To be honest, I don’t think you will find “truth” in great instrumental music or movie scores. It seems it is some kind of artistic integrity you are looking for, jazz.
I’m not convinced that music deals with ideas as directly and as explicitly as films or novels do, at least not outside the context of theory. of course a musician could set out to make music that reflects the chaos and alienation of the times we live in, or may offer a conscious respite from it(e.g Part and the holy minimalists etc).
Music works more on the level of emotion than the intellect i think but more artistic music engages both, and sometimes even privileges the latter over the former.
Joks: But that can’t be since many instrumental works actually tell a story. I find this whole distinction wrong-headed.
Yeah, what about Berlioz’s Symphonie Fantastique or Bartok’s Bluebeard’s Castle? The Firebird? They certainly tell a story, but most music isn’t as clearly stated.
^^^Sure, they can set out to tell a story, but unless we know that’s what they are doing, i think we just respond to the music emotionally. When i’m listening to bands like Mogwai, Mono etc, i get they are taking me on a journey of sorts, and i just lie back and submit to their will. Whether they are communicating ideas to me though, is debatable, that’s the point i’m making, not that music doesn’t tell stories or deal with ideas at all.
When i’m listening to Scelsi’s explorations of micro-tonality, i’m not thinking ‘wow, shit, that Scelsci man, he is really making me think about the chaos of the natural world’. I’m responding emotionally to the devastating use of sound, and perhaps intellectually, to the use of arrangement etc etc.
Same thing could be said of Code Unknown—in fact that’s really what the film is about—non-verbal communication, and the interpretations are many.
“They certainly tell a story, but most music isn’t as clearly stated.”
that’s the other problem, isn’t it? That unless you have a concept shoved right in front of you, it’s difficult to say, because music is so abstract. Perhaps it’s a cop out to discuss it purely on an emotional level—-music can put ideas and pictures in your head—-but i still think it tapes into something that’s more ultimately more difficult to express, something more personal
I think you’re right about music, but film does the same thing (and I’ve cited multiple examples).
^^True House, it can happen with film too, but i personally find it easier to articulate what i do and don’t like about films personally, and how it is affecting me, but i won’t lie, it’s not always easy to do.
I think when a film is more sensualist, or working on that kind of emotional level, it’s often very difficult to articulate why you like it.

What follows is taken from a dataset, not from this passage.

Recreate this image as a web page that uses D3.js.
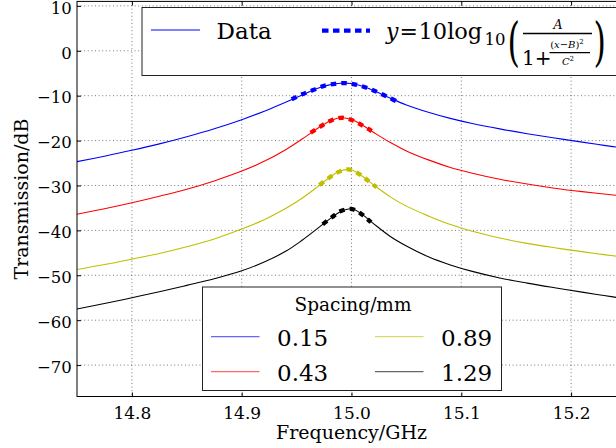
<!DOCTYPE html>
<html><head><meta charset="utf-8">
<script src="https://cdn.jsdelivr.net/npm/d3@7"></script>
<style>
body{margin:0;background:#fff}
svg{display:block}
text{font-family:"DejaVu Serif",serif;fill:#000}
</style>
</head><body>
<svg id="chart" width="616" height="448"></svg>
<script>
// ---------- data ----------
const freq = [14.75, 14.775, 14.80, 14.825, 14.85, 14.875, 14.90, 14.92, 14.94, 14.955, 14.97, 14.98, 14.99, 15.00, 15.01, 15.02, 15.035, 15.05, 15.07, 15.09, 15.11, 15.135, 15.16, 15.185, 15.21, 15.23, 15.25];
const s015 = [-24.7, -23.48, -22.17, -20.74, -19.15, -17.37, -15.34, -13.5, -11.45, -9.84, -8.3, -7.6, -7.24, -7.28, -7.91, -8.87, -10.53, -12.06, -13.67, -15.05, -16.2, -17.4, -18.46, -19.43, -20.34, -21.07, -21.75];
const s043 = [-36.4, -35.19, -33.85, -32.39, -30.82, -28.98, -26.8, -24.68, -22.02, -19.66, -17.14, -15.69, -14.92, -15.29, -16.6, -18.16, -20.39, -22.3, -24.3, -25.98, -27.26, -28.6, -29.67, -30.6, -31.37, -31.9, -32.4];
const s089 = [-48.7, -47.61, -46.4, -45.14, -43.65, -41.9, -39.7, -37.7, -35.14, -32.85, -30.13, -28.22, -26.74, -26.55, -27.96, -29.85, -32.48, -34.6, -36.78, -38.7, -40.19, -41.68, -42.9, -43.87, -44.74, -45.4, -46.01];
const s129 = [-57.5, -56.3, -55.0, -53.68, -52.25, -50.78, -49.0, -47.1, -44.67, -42.2, -39.4, -37.49, -35.84, -35.2, -36.5, -38.49, -41.29, -43.47, -45.88, -47.69, -49.13, -50.59, -51.74, -52.77, -53.75, -54.52, -55.24];

// Lorentzian fit curves (thick dotted), read over their plotted range
const fit015X = [14.9455, 14.955, 14.965, 14.975, 14.985, 14.995, 15.005, 15.015, 15.025, 15.034, 15.043];
const fit015Y = [-10.8, -9.7, -8.75, -7.8, -7.35, -7.22, -7.6, -8.35, -9.35, -10.4, -11.5];
const fit043X = [14.9628, 14.9713, 14.9804, 14.9904, 15.0002, 15.0093, 15.0184];
const fit043Y = [-18.26, -16.93, -15.66, -14.92, -15.43, -16.55, -17.88];
const fit089X = [14.9707, 14.9789, 14.9874, 14.9971, 15.0071, 15.0153, 15.023];
const fit089Y = [-29.9, -28.42, -27.08, -26.41, -27.46, -28.95, -30.42];
const fit129X = [14.9738, 14.982, 14.9904, 15.0007, 15.0102, 15.0178];
const fit129Y = [-38.66, -37.1, -35.7, -35.26, -36.59, -38.2];

const spacingLabels = ["0.15", "0.43", "0.89", "1.29"];
const seriesColors = ["#0000ff", "#ff0000", "#bfbf00", "#000000"];
const xTicks = [14.8, 14.9, 15.0, 15.1, 15.2];
const yTicks = [10, 0, -10, -20, -30, -40, -50, -60, -70];

// ---------- layout ----------
const svg = d3.select("#chart");
const L = 77, R = 626, T = 1.4, B = 396.5;
const x = d3.scaleLinear([14.75, 15.25], [L, R]);
const y = d3.scaleLinear([-77, 11], [B, T]);

svg.append("defs").append("clipPath").attr("id", "clip")
  .append("rect").attr("x", L).attr("y", T).attr("width", R - L).attr("height", B - T);

// grid
const grid = svg.append("g").attr("stroke", "#000").attr("stroke-width", 0.7)
  .attr("stroke-dasharray", "1,2.6").attr("opacity", 0.75);
grid.selectAll(".gx").data(xTicks).join("line")
  .attr("x1", d => x(d)).attr("x2", d => x(d)).attr("y1", T).attr("y2", B);
grid.selectAll(".gy").data(yTicks).join("line")
  .attr("x1", L).attr("x2", R).attr("y1", d => y(d)).attr("y2", d => y(d));

// curves
const dataSeries = [s015, s043, s089, s129];
const fits = [[fit015X, fit015Y], [fit043X, fit043Y], [fit089X, fit089Y], [fit129X, fit129Y]];
const line = d3.line().x(d => x(d[0])).y(d => y(d[1])).curve(d3.curveCatmullRom.alpha(0.5));
const plot = svg.append("g").attr("clip-path", "url(#clip)");
dataSeries.forEach((vals, i) => {
  plot.append("path").datum(freq.map((f, k) => [f, vals[k]]))
    .attr("d", line).attr("fill", "none").attr("stroke", seriesColors[i]).attr("stroke-width", 1.1);
});
fits.forEach(([fx, fy], i) => {
  plot.append("path").datum(fx.map((f, k) => [f, fy[k]]))
    .attr("d", line).attr("fill", "none").attr("stroke", seriesColors[i])
    .attr("stroke-width", 4.3).attr("stroke-dasharray", "5.5,5");
});

// axes (inward ticks)
const ax = svg.append("g").attr("class", "axes");
const yAxis = ax.append("g").attr("transform", `translate(${L},0)`)
  .call(d3.axisLeft(y).tickValues(yTicks).tickFormat(d3.format("d")).tickSize(-4).tickSizeOuter(0).tickPadding(5.3));
const xAxis = ax.append("g").attr("transform", `translate(0,${B})`)
  .call(d3.axisBottom(x).tickValues(xTicks).tickFormat(d3.format(".1f")).tickSize(-4).tickSizeOuter(0).tickPadding(10));
const xTop = ax.append("g").attr("transform", `translate(0,${T})`)
  .call(d3.axisTop(x).tickValues(xTicks).tickFormat("").tickSize(-4).tickSizeOuter(0));
[yAxis, xAxis, xTop].forEach(g => {
  g.selectAll(".domain").remove();
  g.selectAll("line").attr("stroke", "#000").attr("stroke-width", 1);
  g.selectAll("text").attr("font-family", "DejaVu Serif").attr("font-size", 17).attr("fill", "#000");
});
yAxis.selectAll("text").attr("font-size", 16.5).attr("dy", "0.44em");
// frame
svg.append("rect").attr("x", L).attr("y", T).attr("width", R - L).attr("height", B - T)
  .attr("fill", "none").attr("stroke", "#000").attr("stroke-width", 1);

// axis labels
svg.append("text").attr("x", 351.5).attr("y", 439).attr("text-anchor", "middle")
  .attr("font-size", 19).text("Frequency/GHz");
svg.append("text").attr("transform", "translate(28,199) rotate(-90)").attr("text-anchor", "middle")
  .attr("font-size", 19).text("Transmission/dB");

// ---------- top legend ----------
const lg1 = svg.append("g");
lg1.append("rect").attr("x", 142).attr("y", 7.5).attr("width", 500).attr("height", 68)
  .attr("fill", "#fff").attr("stroke", "#222").attr("stroke-width", 1);
lg1.append("line").attr("x1", 151).attr("x2", 200).attr("y1", 30).attr("y2", 30)
  .attr("stroke", seriesColors[0]).attr("stroke-width", 1.1);
lg1.append("text").attr("x", 216.5).attr("y", 39).attr("font-size", 23).text("Data");
lg1.append("line").attr("x1", 322).attr("x2", 370).attr("y1", 30.7).attr("y2", 30.7)
  .attr("stroke", seriesColors[0]).attr("stroke-width", 4.3).attr("stroke-dasharray", "6.5,4.5");
// formula  y = 10 log10( A / (1 + (x-B)^2 / C^2) )
const fm = lg1.append("g");
fm.append("text").attr("x", 386).attr("y", 39).attr("font-size", 22).attr("font-style", "italic").text("y");
fm.append("text").attr("x", 399.5).attr("y", 39).attr("font-size", 22).text("=");
fm.append("text").attr("x", 418.5).attr("y", 39).attr("font-size", 22.5).text("10log");
fm.append("text").attr("x", 484.5).attr("y", 45).attr("font-size", 16.5).text("10");
fm.append("text").attr("transform", "translate(507.5,60) scale(0.6,1)").attr("font-size", 53).text("(");
fm.append("text").attr("transform", "translate(593.5,60) scale(0.6,1)").attr("font-size", 53).text(")");
fm.append("text").attr("x", 558).attr("y", 29).attr("font-size", 12.5).attr("font-style", "italic")
  .attr("text-anchor", "middle").text("A");
fm.append("line").attr("x1", 523).attr("x2", 592).attr("y1", 33.5).attr("y2", 33.5)
  .attr("stroke", "#000").attr("stroke-width", 1.4);
fm.append("text").attr("x", 522).attr("y", 65).attr("font-size", 20).text("1+");
const num = fm.append("text").attr("x", 567).attr("y", 47.5).attr("font-size", 10).attr("text-anchor", "middle");
num.append("tspan").text("(");
num.append("tspan").attr("font-style", "italic").text("x");
num.append("tspan").text("−");
num.append("tspan").attr("font-style", "italic").text("B");
num.append("tspan").text(")");
num.append("tspan").attr("font-size", 7).attr("dy", -4).text("2");
fm.append("line").attr("x1", 549.5).attr("x2", 590).attr("y1", 52.7).attr("y2", 52.7)
  .attr("stroke", "#000").attr("stroke-width", 1.2);
const den = fm.append("text").attr("x", 568).attr("y", 65).attr("font-size", 10).attr("text-anchor", "middle");
den.append("tspan").attr("font-style", "italic").text("C");
den.append("tspan").attr("font-size", 7).attr("dy", -4).text("2");

// ---------- bottom legend ----------
const lg2 = svg.append("g");
lg2.append("rect").attr("x", 202.5).attr("y", 287).attr("width", 299).attr("height", 103.5)
  .attr("fill", "#fff").attr("stroke", "#222").attr("stroke-width", 1);
lg2.append("text").attr("x", 353).attr("y", 311).attr("text-anchor", "middle")
  .attr("font-size", 18.5).text("Spacing/mm");
const cols = [[211, 259.5, 277], [375, 423.5, 441]];
const rows = [[336.7, 345.7], [371.7, 380.5]];
spacingLabels.forEach((lab, i) => {
  const c = cols[Math.floor(i / 2)], r = rows[i % 2];
  lg2.append("line").attr("x1", c[0]).attr("x2", c[1]).attr("y1", r[0]).attr("y2", r[0])
    .attr("stroke", seriesColors[i]).attr("stroke-width", 1.3).attr("stroke-opacity", 0.6);
  lg2.append("text").attr("x", c[2]).attr("y", r[1]).attr("font-size", 23).text(lab);
});
</script>
</body></html>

Just explain to people why you think Gerry, or Last Days, or Brown Bunny, or maybe even In The Mood For Love, are great, to those that find them ‘dead boring’, and it’s bloody difficult. I find that when art is on the minimal side of the equation, it’s often harder to articulate my feelings, but maybe that’s just me.
Film enjoys an inherent visual connection with our brains that music doesn’t have, but just because it’s more difficult to articulate (and I agree on that) it doesn’t make it any less important.
I still say the exploration of humanity is so present in each art form as to make this argument just futile as hell. One may be more subjective than the other, but does that diminish it?
Jazzaloha
I think Nathan M asked this question a while back, and I think it’s an interesting question. The context of the question comes from a discussion about great art, namely that great art reveals something true and profound about human beings and their existence. If we consider the best classical music (or instrumental music like jazz) to be great art, then in what way does this music inform us about the profound truths of human existence?